Inside America’s Dysfunctional Trillion-Dollar Fighter-Jet Program

Again, it’s a problem that could be compounded by the move to full-rate production. As Lockheed is responsible for building a much larger number of jets and prioritizes delivering those new aircraft to its customers, the F-35s already in operation will face even stiffer competition for spare parts.

Slow and complicated maintenance is not a minor problem. As is generally the case for most weapons systems, maintenance is expected to make up more than 70 percent of the F-35 program’s total cost over the projected lifetime of the program. And managing these costs only grows more critical as more F-35s come online.

An important measure of the cost, sustainability and value of the new jet is its total operating cost. In 2018, flying an F-35A cost about $44,000 per hour on average — about double the cost of operating the Navy’s Boeing F/A-18E/F Super Hornet. Some of the military’s top officials, including Gen. Dave Goldfein, the Air Force’s chief of staff, and former Air Force Secretary Heather Wilson, have complained that it is too expensive to fly and maintain the F-35, raising the possibility that the service may have to buy fewer of them if costs don’t shrink.

In 2018, Goldfein called the F-35 “a computer that happens to fly” — a popular characterization among F-35 advocates, highlighting the plane’s ability to collect and analyze data in order to knock out enemy planes and missiles.

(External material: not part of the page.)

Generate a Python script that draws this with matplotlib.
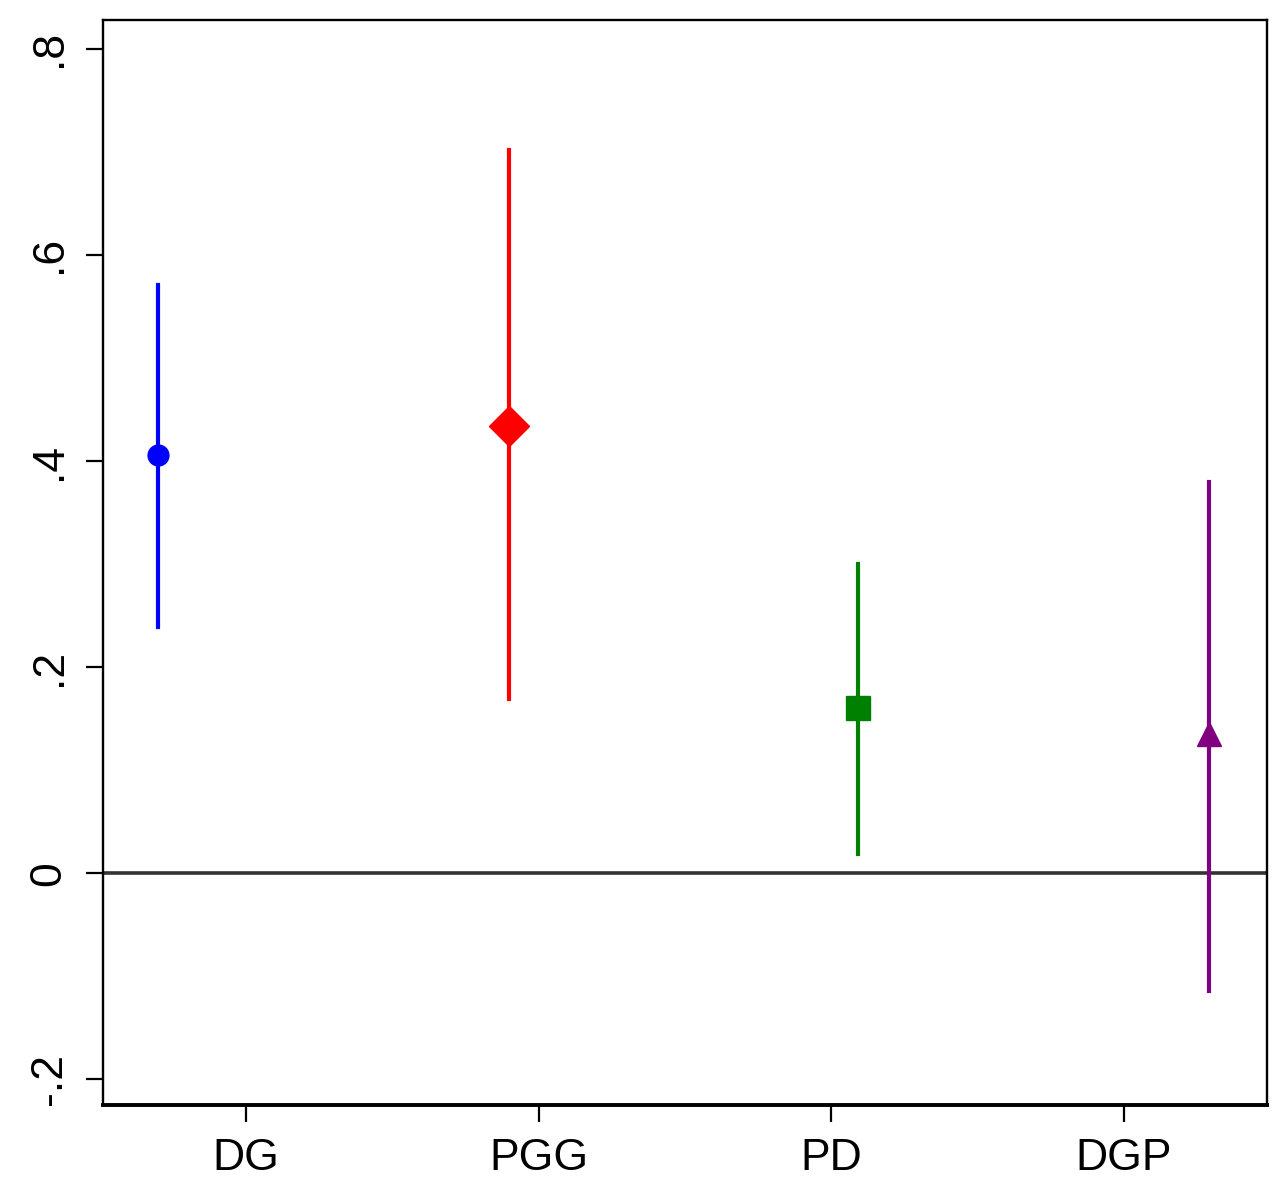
import numpy as np
import matplotlib.pyplot as plt
from matplotlib.ticker import FixedLocator

plt.rcParams['font.family'] = ['Liberation Sans', 'DejaVu Sans']

# games on the x axis, estimates and 95% intervals
games = ['DG', 'PGG', 'PD', 'DGP']
offsets = [-0.30, -0.10, 0.09, 0.29]   # points are drawn beside the tick
coef = [0.406, 0.434, 0.160, 0.135]
ci_low = [0.239, 0.169, 0.019, -0.114]
ci_high = [0.571, 0.702, 0.300, 0.380]
colors = ['#0000ff', '#ff0000', '#008000', '#800080']
markers = ['o', 'D', 's', '^']
msizes = [15, 20, 17, 17]

yticks = [-0.2, 0, 0.2, 0.4, 0.6, 0.8]
ylabels = ['-.2', '0', '.2', '.4', '.6', '.8']

fig = plt.figure(figsize=(12.8, 11.82), dpi=100)
ax = fig.add_axes([0.0805, 0.0651, 0.9095, 0.9180])

# reference line at zero
ax.axhline(0, color='#333333', lw=2.6, zorder=1)

for i, g in enumerate(games):
    x = i + 1 + offsets[i]
    ax.plot([x, x], [ci_low[i], ci_high[i]], color=colors[i], lw=3.0, zorder=2)
    ax.plot(x, coef[i], marker=markers[i], color=colors[i], ms=msizes[i],
            mec=colors[i], ls='none', zorder=3)

ax.set_xlim(0.511, 4.49)
ax.set_ylim(-0.225, 0.828)
ax.set_xticks([1, 2, 3, 4])
ax.set_xticklabels(games)
ax.yaxis.set_major_locator(FixedLocator(yticks))
ax.set_yticklabels(ylabels, rotation=90, va='center')

ax.tick_params(axis='both', length=12, width=1.6, color='black',
               labelsize=32, pad=12)
for side in ['left', 'top', 'right']:
    ax.spines[side].set_linewidth(1.7)
ax.spines['bottom'].set_linewidth(2.8)

fig.savefig('out.png', dpi=100, facecolor='white')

But as China develops its own stealth fighters and pumps government money into research on supercomputing and artificial intelligence, the Pentagon is wondering how it can continue to give F-35 technology a competitive edge against America’s adversaries.

One solution favored by Winter during his recent tenure was so-called agile software development. His vision for “continuous capability development and delivery” resembles DevOps, a popular method in the private sector for quickly testing and evaluating features for new products. Coders generate software upgrades or patches in a matter of days or weeks, pass them along to users to test and then push out the update more widely if the changes are successful. That speed would be a major improvement on the months, or in some cases a year or more, that it can take defense contractors to deliver a software patch right now.

Winter also made it a priority to push for drastic streamlining in the process for testing new software in the F-35. Under the existing procedures, the Pentagon can require test flights for more than 300 different factors or functions when a new software load is installed. Winter worked to cut that down to a single validation flight, to test just the software and the systems it affects, rather than retesting the performance of the whole aircraft. A trial program staffed with a team of Air Force and Lockheed coders proved that the method works and doesn’t put pilots at risk, and Winter’s rapid software development strategy is now being implemented. But moving to an agile software approach for the F-35 presents a huge challenge for the sluggish and bureaucratic military acquisition system, and there’s no blueprint for how to integrate it alongside the traditional processes for developing and testing hardware.

As with all stories involving the tangled web that is the Pentagon bureaucracy, it’s tempting to try to look for a hidden root behind all the problems — greedy corporate executives, corrupt generals, the military-industrial complex itself. But those closest to the F-35 program, the engineers, software developers and midlevel managers, express the same things over and over. Frustration that the tremendous scope of the program keeps them from being able to do more to fix it; and a wounded sense of pride for the impressive technological advances they have achieved, but that often seem lost in the intractable tangle of complications and setbacks.